I used to love to drive. I didn’t get my license until I was eighteen (in Massachusetts I could have had a license at sixteen), partly because I could walk or take a bus most of the places I wanted to go, and partly because the only car I could learn on was a bear to drive.
That car was mine once I learned to drive it. It had belonged to my parents, and I kept it through college, right up until the floor rusted out and the hole could no longer be hidden by a cookie sheet stashed under the floor mat. My next car was little and silver and had the appealing quality of almost stalling out if I needed to accelerate quickly. That one lasted until my son was born–the actual day he was born–when we discovered the clicking noise I kept hearing was a bad bad thing. These days, I drive a classy thirteen-year-old silver car with 222,000 miles on it, and most days I thank it for continuing to run.
Cars don’t actually interest me very much, other than as a means to an end. I envy people who live in places where they don’t need to drive. The highway that we travel on to get most anywhere is not very bike friendly, particularly if you have kids in tow. There are no bus routes near us. Definitely no trains. Hiking takes me lots of cool places, but none are where I buy groceries, or go to homeschool classes, or any of the other locations I must travel to each week.

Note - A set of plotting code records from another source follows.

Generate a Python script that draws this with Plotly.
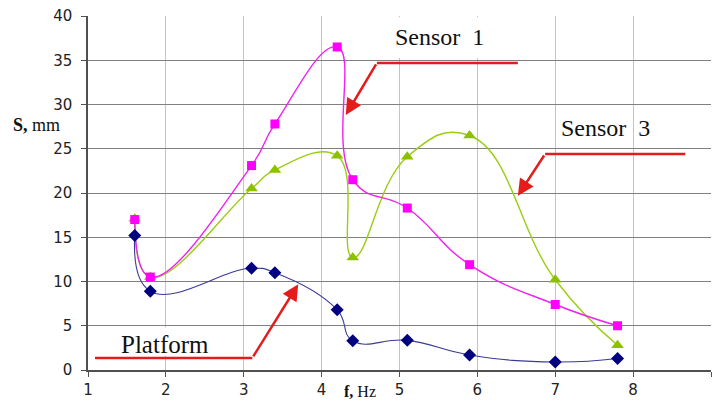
import plotly.graph_objects as go

# Frequency (Hz) of each measurement
freq = [1.6, 1.8, 3.1, 3.4, 4.2, 4.4, 5.1, 5.9, 7.0, 7.8]

# Displacement amplitude S (mm)
platform = [15.2, 8.9, 11.5, 11.0, 6.8, 3.3, 3.35, 1.7, 0.9, 1.3]
sensor1 = [17.0, 10.5, 23.1, 27.8, 36.5, 21.5, 18.3, 11.9, 7.4, 5.0]
sensor3 = [17.1, 10.5, 20.5, 22.6, 24.2, 12.7, 24.1, 26.5, 10.2, 2.8]

x_ticks = [1, 2, 3, 4, 5, 6, 7, 8, 9]
y_ticks = [0, 5, 10, 15, 20, 25, 30, 35, 40]

RED = "#e41c1c"
SERIF = "Liberation Serif, Times New Roman, serif"
SANS = "DejaVu Sans, Arial, sans-serif"
SMOOTH = 1.3

fig = go.Figure()

fig.add_trace(go.Scatter(
    x=freq, y=sensor3, mode="lines+markers",
    line=dict(color="#9acd14", width=1.4, shape="spline", smoothing=SMOOTH),
    marker=dict(symbol="triangle-up", size=11, color="#8cc000"),
    name="Sensor 3", showlegend=False,
))
fig.add_trace(go.Scatter(
    x=freq, y=sensor1, mode="lines+markers",
    line=dict(color="#f020f0", width=1.4, shape="spline", smoothing=SMOOTH),
    marker=dict(symbol="square", size=9, color="#ff00ff"),
    name="Sensor 1", showlegend=False,
))
fig.add_trace(go.Scatter(
    x=freq, y=platform, mode="lines+markers",
    line=dict(color="#3a3a9a", width=1.1, shape="spline", smoothing=SMOOTH),
    marker=dict(symbol="diamond", size=10, color="#000080"),
    name="Platform", showlegend=False,
))

shapes = [
    # clear areas behind the "Sensor 1" and "Platform" captions
    dict(type="rect", xref="x", yref="y", x0=4.74, x1=6.52, y0=35.25, y1=39.85,
         fillcolor="white", line=dict(width=0), layer="between"),
    dict(type="rect", xref="x", yref="y", x0=1.4, x1=2.6, y0=1.6, y1=4.8,
         fillcolor="white", line=dict(width=0), layer="between"),
    # horizontal leader lines
    dict(type="line", xref="x", yref="y", x0=4.71, x1=6.52, y0=34.7, y1=34.7,
         line=dict(color=RED, width=2.5)),
    dict(type="line", xref="x", yref="y", x0=6.87, x1=8.67, y0=24.4, y1=24.4,
         line=dict(color=RED, width=2.5)),
    dict(type="line", xref="x", yref="y", x0=1.09, x1=3.11, y0=1.36, y1=1.36,
         line=dict(color=RED, width=2.5)),
]

annotations = [
    # diagonal arrows
    dict(x=4.31, y=28.8, ax=4.71, ay=34.7, xref="x", yref="y", axref="x", ayref="y",
         text="", showarrow=True, arrowhead=2, arrowsize=1.3, arrowwidth=2.5,
         arrowcolor=RED, standoff=0),
    dict(x=6.52, y=19.7, ax=6.87, ay=24.4, xref="x", yref="y", axref="x", ayref="y",
         text="", showarrow=True, arrowhead=2, arrowsize=1.3, arrowwidth=2.5,
         arrowcolor=RED, standoff=0),
    dict(x=3.70, y=9.7, ax=3.11, ay=1.36, xref="x", yref="y", axref="x", ayref="y",
         text="", showarrow=True, arrowhead=2, arrowsize=1.3, arrowwidth=2.5,
         arrowcolor=RED, standoff=0),
    # captions
    dict(x=5.52, y=37.6, xref="x", yref="y", text="Sensor\u00a0 1", showarrow=False,
         font=dict(family=SERIF, size=24, color="#111")),
    dict(x=7.65, y=27.4, xref="x", yref="y", text="Sensor\u00a0 3", showarrow=False,
         font=dict(family=SERIF, size=24, color="#111")),
    dict(x=1.99, y=2.9, xref="x", yref="y", text="Platform", showarrow=False,
         font=dict(family=SERIF, size=25, color="#111")),
    # axis titles
    dict(x=36, y=125, xref="paper", yref="paper", text="<b>S,</b> mm", showarrow=False,
         font=dict(family=SERIF, size=18, color="#111")),
    dict(x=360, y=391, xref="paper", yref="paper", text="<b>f,</b> Hz", showarrow=False,
         font=dict(family=SERIF, size=16, color="#111")),
]

# convert pixel-placed titles to paper coordinates
PL, PR, PT, PB = 88, 3, 16, 31
W, H = 714, 401
for a in annotations:
    if a.get("xref") == "paper":
        a["x"] = (a["x"] - PL) / (W - PL - PR)
        a["y"] = (H - PB - a["y"]) / (H - PT - PB)
        a["xanchor"] = "center"
        a["yanchor"] = "middle"

fig.update_layout(
    width=W, height=H,
    margin=dict(l=PL, r=PR, t=PT, b=PB),
    paper_bgcolor="white", plot_bgcolor="white",
    showlegend=False,
    shapes=shapes,
    annotations=annotations,
    xaxis=dict(
        range=[1, 9], tickvals=x_ticks, ticktext=[str(v) for v in x_ticks],
        showgrid=True, gridcolor="#c4c4c4", gridwidth=1,
        showline=True, linecolor="#505050", linewidth=1.5,
        ticks="outside", ticklen=5, tickcolor="#505050",
        tickfont=dict(family=SANS, size=15, color="#222"),
        zeroline=False,
    ),
    yaxis=dict(
        range=[0, 40], tickvals=y_ticks, ticktext=[str(v) for v in y_ticks],
        showgrid=True, gridcolor="#808080", gridwidth=1,
        showline=True, linecolor="#505050", linewidth=1.5,
        ticks="outside", ticklen=5, tickcolor="#505050",
        tickfont=dict(family=SANS, size=15, color="#222"),
        ticklabelstandoff=6,
        zeroline=False,
    ),
)

fig.write_html("out.html")
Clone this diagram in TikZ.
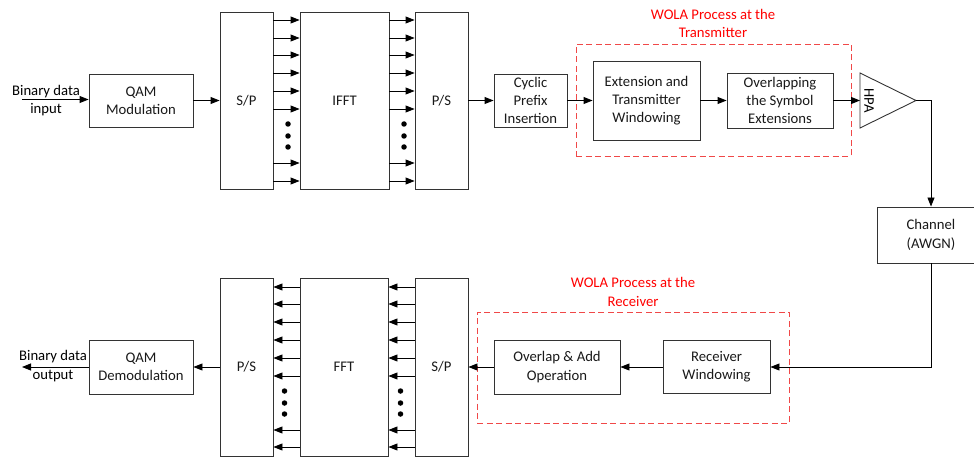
\documentclass[tikz,border=0pt]{standalone}
\usepackage{fontspec}
\setmainfont{Carlito}
\usetikzlibrary{arrows.meta}
\newcommand\myfs{\fontsize{14.7}{18.3}\selectfont}
\definecolor{lc}{HTML}{333333}
\definecolor{wolared}{HTML}{FF0000}
\definecolor{dashred}{HTML}{F04848}
\begin{document}
\begin{tikzpicture}[x=1pt,y=-1pt,
  box/.style={draw=lc,line width=0.9pt,inner sep=0pt,align=center,font=\myfs,text=black!90},
  arr/.style={-{Triangle[length=9pt,width=7pt]},line width=0.9pt,draw=black},
  wola/.style={draw=dashred,line width=0.9pt,dash pattern=on 6pt off 3.5pt,inner sep=0pt},
  wtitle/.style={font=\myfs,text=wolared,align=center},
  lbl/.style={font=\myfs,align=center,inner sep=0pt},
  dot/.style={circle,fill=black,inner sep=0pt,minimum size=5.5pt}]
\useasboundingbox (0,0) rectangle (974,457);
\clip (0,0) rectangle (974,457);

% ---------- top row ----------
\node[lbl] (inlbl) at (46,100.5) {Binary data\\input};
\coordinate (inpt) at (22,99.5);
\node[box,minimum width=104pt,minimum height=53pt] (qam) at (141,100.5) {QAM\\Modulation};
\node[box,minimum width=53pt,minimum height=177pt] (sp1) at (246.5,100.5) {S/P};
\node[box,minimum width=89pt,minimum height=177pt] (ifft) at (344.5,100.5) {IFFT};
\node[box,minimum width=53pt,minimum height=177pt] (ps1) at (441.5,100.5) {P/S};
\node[box,minimum width=73pt,minimum height=53pt] (cp) at (530.5,100.5) {Cyclic\\Prefix\\Insertion};
\node[wola,minimum width=275pt,minimum height=112pt] (w1) at (713.5,100) {};
\node[wtitle] (t1) at (713,23.5) {WOLA Process at the\\Transmitter};
\node[box,minimum width=107pt,minimum height=79pt] (ext) at (646.5,100.5) {Extension and\\Transmitter\\Windowing};
\node[box,minimum width=106pt,minimum height=55pt] (ovl) at (780,100.5) {Overlapping\\the Symbol\\Extensions};
\coordinate (hpain) at (860,100.5);
\coordinate (hpaout) at (916,100.5);
\coordinate (hpatop) at (860,73);
\coordinate (hpabot) at (860,128);
\draw[draw=lc,line width=0.9pt] (hpatop) -- (hpaout) -- (hpabot) -- cycle;
\node[lbl,rotate=-90] (hpa) at (869,100.5) {HPA};
\node[box,minimum width=108pt,minimum height=56pt] (chan) at (931,235) {Channel\\(AWGN)};

\draw[arr] (inpt) -- (inpt -| qam.west);
\draw[arr] (qam.east) -- (sp1.west);
\foreach \y in {20,38,55,73,91,109,163,181}{
  \draw[arr] (sp1.east |- 0,\y) -- (ifft.west |- 0,\y);
  \draw[arr] (ifft.east |- 0,\y) -- (ps1.west |- 0,\y);
}
\foreach \y in {124,136,147}{
  \node[dot] at (288,\y) {};
  \node[dot] at (404,\y) {};
}
\draw[arr] (ps1.east) -- (cp.west);
\draw[arr] (cp.east) -- (ext.west);
\draw[arr] (ext.east) -- (ovl.west);
\draw[arr] (ovl.east) -- (hpain);
\draw[arr] (hpaout) -| (chan.north);

% ---------- bottom row ----------
\node[wola,minimum width=312pt,minimum height=111pt] (w2) at (633,367.5) {};
\node[wtitle] (t2) at (633,292) {WOLA Process at the\\Receiver};
\node[box,minimum width=107pt,minimum height=53pt] (rw) at (716.5,367) {Receiver\\Windowing};
\node[box,minimum width=126pt,minimum height=54pt] (oa) at (557,367) {Overlap \& Add\\Operation};
\node[box,minimum width=53pt,minimum height=178pt] (sp2) at (441.5,367) {S/P};
\node[box,minimum width=88pt,minimum height=178pt] (fft) at (344,367) {FFT};
\node[box,minimum width=53pt,minimum height=178pt] (ps2) at (246.5,367) {P/S};
\node[box,minimum width=104pt,minimum height=54pt] (qamd) at (141,367) {QAM\\Demodulation};
\node[lbl] (outlbl) at (53,366) {Binary data\\output};
\coordinate (outpt) at (22,367);

\draw[arr] (chan.south) |- (rw.east);
\draw[arr] (rw.west) -- (oa.east);
\draw[arr] (oa.west) -- (sp2.east);
\foreach \y in {287,304,322,340,358,376,430,447}{
  \draw[arr] (sp2.west |- 0,\y) -- (fft.east |- 0,\y);
  \draw[arr] (fft.west |- 0,\y) -- (ps2.east |- 0,\y);
}
\foreach \y in {391,403,414}{
  \node[dot] at (284.5,\y) {};
  \node[dot] at (400.5,\y) {};
}
\draw[arr] (ps2.west) -- (qamd.east);
\draw[arr] (qamd.west) -- (outpt);
\end{tikzpicture}
\end{document}
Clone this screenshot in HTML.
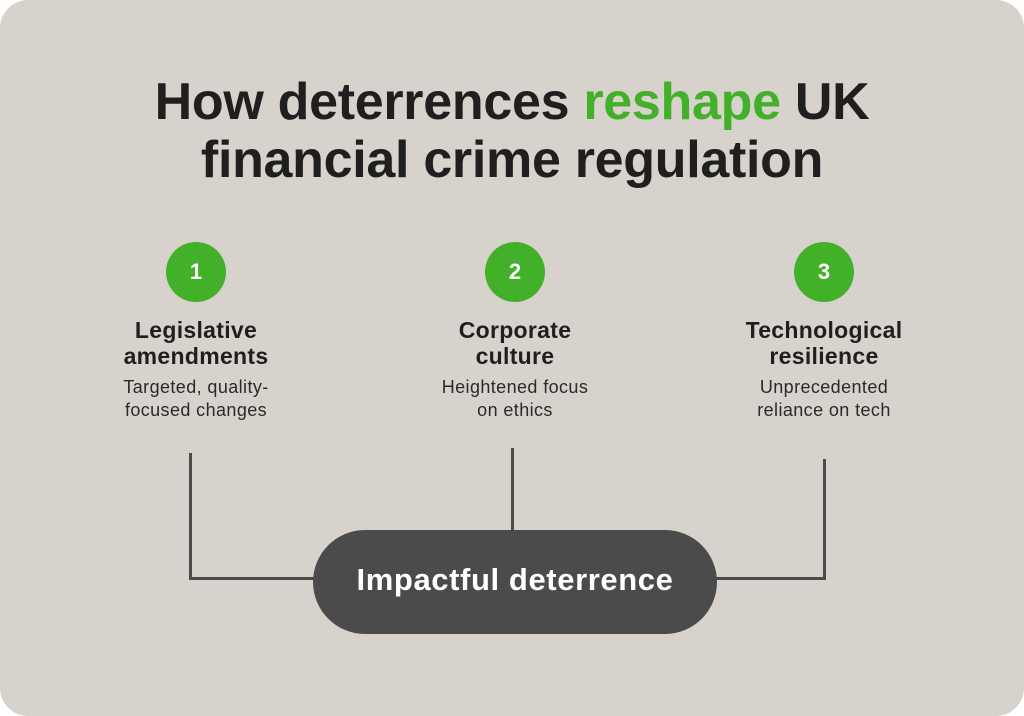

I no longer love to drive, but once upon a time I did. I loved being able to go anywhere, by myself. I loved listening to music in the car. All my music came from the radio, for those first cars I drove had functional radios and broken tape decks, and I spent a lot of time switching channels. I’d drive, and sing, and think, and wander, and I didn’t worry about things like gas, and environmental destruction, and the miles I was adding.
I just drove.
It was the most private place I had. Sometimes I drove and cried. Occasionally I drove and yelled, though I restricted that to late nights far away from houses. I told myself stories too, carried them forward from one trip to the next, like leaving a book open on my bedside table. I traveled through space on my own little asteroid.
I still listen to music much too loudly while I drive, and I sing along more often then my children would like. The pleasure is more or less gone though. When it’s warm, I watch for turtles to ferry across the road. When it’s cold, I worry about ice. The romance of cars has vanished completely for me.
Still, there are moments, when I hear the right song at the right volume, that I can feel myself on those roads in the dark again, wandering, thinking, dreaming. My own private bit of time travel, in my clunky old time machine.